Teaching Models to Learn You - No Extra Data Required

A model that remembers what you care about without being told twice. That's the promise behind MIPO, a technique that lifts personalisation performance by up to 40% on real-world tasks - without collecting a single new data point.

Most personalisation systems require mountains of user data. MIPO (Maximising conditional mutual Information for Personalised Outputs) does something different. It teaches models to pay attention to the relationship between what you ask and how you want it answered. The result is a model that adapts to individual preferences through the structure of the conversation itself, not by hoarding your history.

The Mutual Information Trick

Here's the insight. When a model personalises well, there's a tight connection between the context you provide (your prompt, your history, your style) and the response it generates. MIPO maximises this connection mathematically - it pushes the model to make responses that are conditionally dependent on user context, not just generically correct.

In simpler terms: imagine two versions of an answer to "explain quantum computing". One is textbook-standard. The other adjusts tone, depth, and examples based on whether you're a developer, a business owner, or a curious teenager. MIPO trains the model to favour the second version by measuring how much the response changes when the user context changes. More change means better personalisation.

The technique works across real-user tasks - email drafting, code generation, summarisation - with lifts between 3% and 40% depending on how much personalisation matters for the task. Email tone? Huge gains. Factual lookup? Smaller, but still measurable.
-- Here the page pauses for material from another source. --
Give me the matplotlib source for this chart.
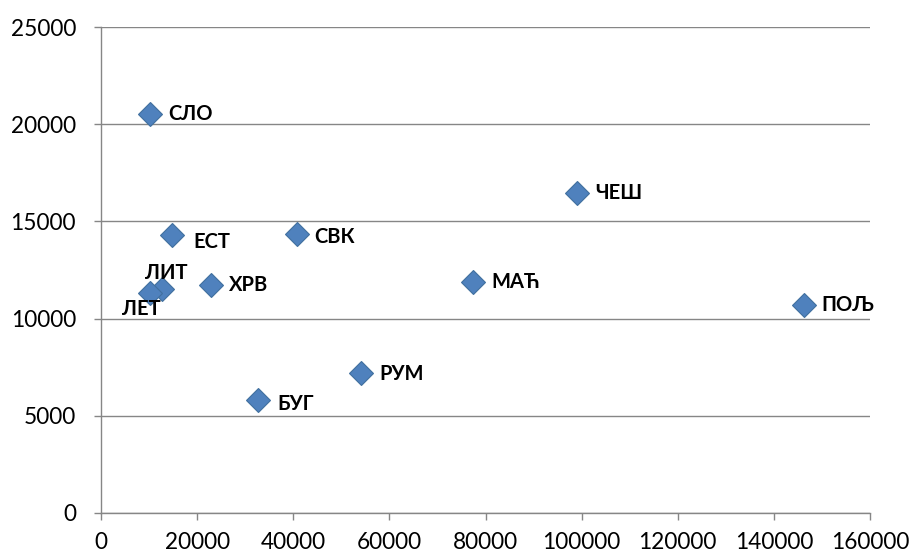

The Self-Improvement Bonus

There's a second result buried in this paper that deserves attention. MIPO doesn't just improve personalisation - it also lifts performance on math and multiple-choice reasoning by 1-18%, purely through self-improvement. No human supervision. No new training examples.

This happens because maximising mutual information encourages the model to be more discriminating in its answers. It learns to adjust responses based on subtle differences in how questions are phrased or structured. That same sensitivity that helps it personalise also helps it reason more carefully through logic problems.

It's not a huge leap - 1-18% is modest - but it's free. You're already training the model for personalisation. The reasoning boost comes along for the ride.

Why This Matters for Builders

Most personalisation systems are data-hungry. They need logs, preferences, feedback loops, storage. MIPO sidesteps that entirely. You're not collecting more data - you're teaching the model to use the data it already has (the prompt, the conversation history) more effectively.

For developers building on top of foundation models, this changes the cost equation. You don't need to fine-tune on user-specific datasets. You don't need to store interaction histories. You just need a model trained with MIPO-style objectives, and it adapts in real time based on what the user puts in the prompt.

This is especially relevant for privacy-sensitive applications. Healthcare tools, legal assistants, HR systems - contexts where you can't afford to log everything. MIPO's approach keeps personalisation local to the conversation, not the database.

The Bigger Pattern

We're seeing a shift in how models learn to improve. Early approaches relied on scaling up - more data, bigger models, longer training runs. Recent techniques focus on structural improvements - teaching models to use what they already know more effectively.

MIPO sits in that second category. It's not about feeding the model more examples. It's about rewiring the objective function so the model pays attention to the right signals. The mutual information metric is just one way to do that, but it's a clean one. You're measuring a real property of the data (how much does the response depend on the user context?) and optimising for it directly.

This matters because it generalises. The same principle - maximise the connection between input variation and output variation - could apply to other domains. Code generation that adapts to repository style. Summarisation that matches reading level. Translation that preserves formality. Anywhere you want the model to be responsive rather than generic.

What's Missing

The research is solid, but it leaves questions open. How well does MIPO scale across different model sizes? The paper tests on standard benchmarks, but real-world personalisation often involves edge cases - users with unusual preferences, ambiguous contexts, conflicting signals. Does the mutual information approach hold up when the user context is noisy or incomplete?

There's also a practical deployment question. Training with MIPO requires access to model internals - you need to modify the loss function. That's fine for open models or custom deployments, but it doesn't help if you're building on a closed API. The technique needs a lightweight fine-tuning version for it to reach most builders.

Still, the core idea is sound. Personalisation without data collection. Reasoning improvements without supervision. Both from the same structural change to how the model learns. That's the kind of efficiency that scales.